Activity: Invite students to form two teams, the Arctic Wolves and the Arctic Foxes. Encourage them to find out how their chosen animal lives and survives. What are its habits, life cycle, and adaptations to the harsh cold? What is the sound of its call? As each team presents their new knowledge to the class, have students create Venn diagrams (labeled "wolves," "foxes," "both") with words or illustrations. Teams can use the diagrams to write collaborative books on their animals, complete with team logos.
Bundled in Fur
Many Arctic animals, such as musk oxen, wolves, and foxes, grow two layers of fur to help insulate their bodies in subzero winter temperatures. The animals shed this extra layer each spring, when temperatures rise and the extra layer is no longer needed.
Activity: To demonstrate how extra fur benefits animals, fill the bottom of a cooler or tank with ice. Invite students to take turns putting on a pair of cotton garden gloves, which represent a single coat of fur. On one hand, slide a large leather glove over the cotton glove to represent an animal's additional coat of fur. Then have the student hold both hands above the ice for a minute or two. Which hand stays the warmest? Why? Give each student a chance to try this experiment.
Shallow Roots in the Soil
Only the top few inches of tundra soil thaw in the summer because the ground beneath it is permafrost. Since roots can't penetrate or thrive in frozen soil, they grow horizontally instead of vertically. This is a key reason why tundra trees' short-shallow roots don't anchor tall trees very well!

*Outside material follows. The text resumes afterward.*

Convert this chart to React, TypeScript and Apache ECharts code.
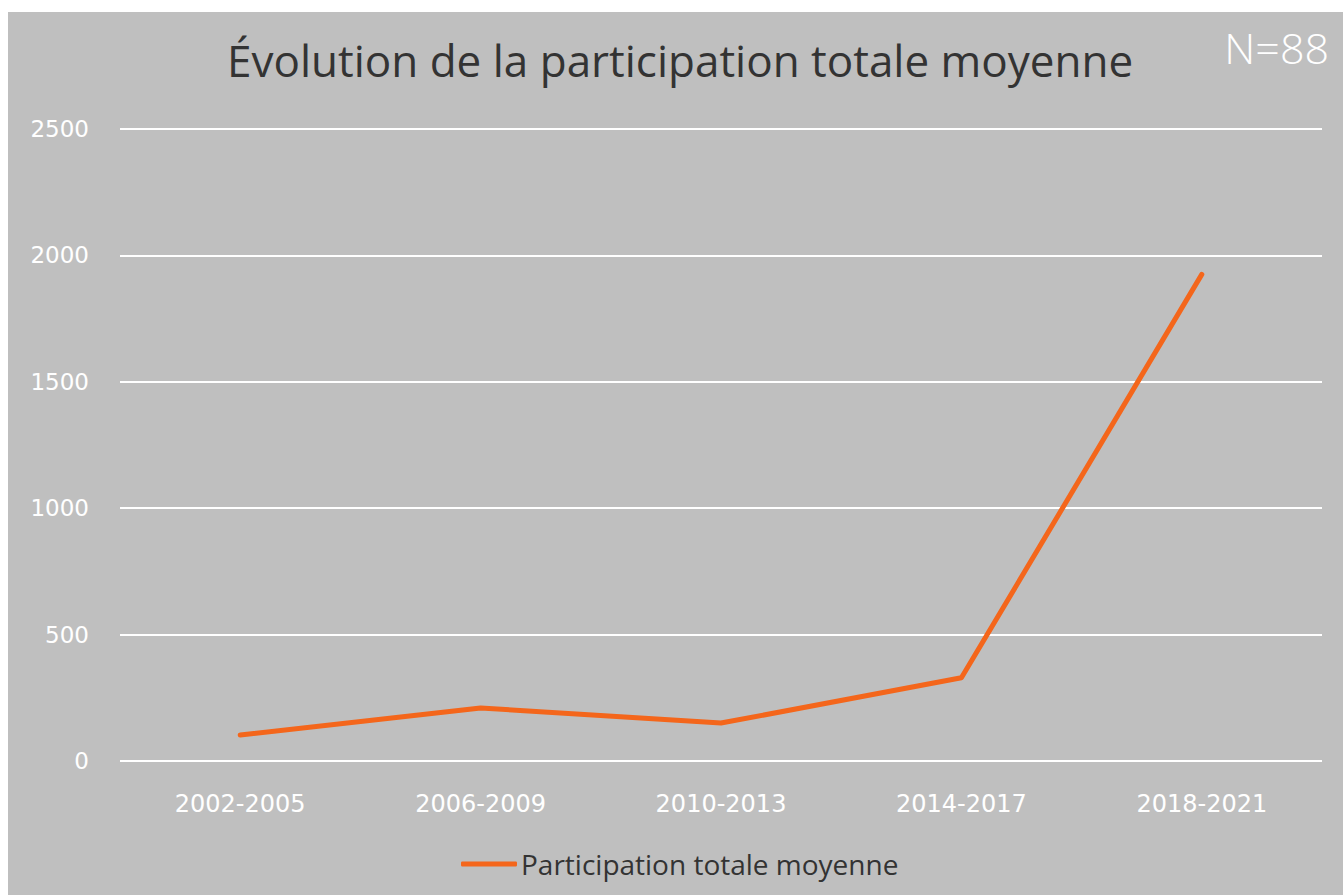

Activity: Invite students to try growing their own plants with shallow roots. Have small groups of students each put an inch of soil in a clear container and add fast-growing seeds. As students care for the plants, ask them to observe how long the seedlings thrive in shallow soil, which way the roots grow, and whether or not the plants sprout.
Willows in the (Arctic) Wind
Tundra willow trees grow to only about 6" tall and hug the ground to escape the fierce Arctic winds, which would topple taller trees. In the winter, snow blankets these little trees and protects them from sharp tundra ice crystals.
Activity: Invite students to create models to demonstrate the effect of wind on trees of different sizes. Have them twist two pipe cleaners together to create a tree trunk, leaving about 1" loose at one end to represent the roots. Have them attach and shape pipe-cleaner branches that extend in several directions. Then ask students to shape another pair of pipe cleaners into a tiny, short tree with long, low limbs and roots. "Plant" both trees in a mound of clay "soil" and press firmly onto a tabletop. Ask students to blow on the trees as hard as they can. How do the two trees respond? What happens when tall trees are exposed to strong, sustained wind?
The Dark Days of Winter
Arctic residents experience a unique phenomenon each year. For a few months every winter, the only source of light is the moon's reflection on the snow, leaving darkness both night and day. But for most of the summer, the sun stays above the horizon, making it bright and sunny throughout both day and night.
Activity: Invite students to compare and contrast the facts and myths surrounding this Arctic phenomenon with an imaginative writing activity. First, talk with students about the Inuit, the indigenous people of the Arctic region. Their communities would endure the long winter months of cold and darkness with singing, drumming, games, and storytelling, especially of myths and legends. Share with students the Inuit myth of "Crow Brings Daylight". Then invite them to write their own legends or stories about Arctic darkness using gel pens on black construction paper. Their stories will twinkle on a dark bulletin board! Once students have shared their stories with the rest of the class, reveal facts about Arctic winters with information from the National Oceanic and Atmospheric Administration's Arctic site.
Compact and Comfortable
Arctic animals typically have large, thick bodies (such as musk oxen, caribou, or polar bears) or small, compact ones (such as Arctic hares or Arctic foxes), and most also have short limbs, ears, and noses. This means less surface area of their bodies is exposed to the tundra's freezing temperatures.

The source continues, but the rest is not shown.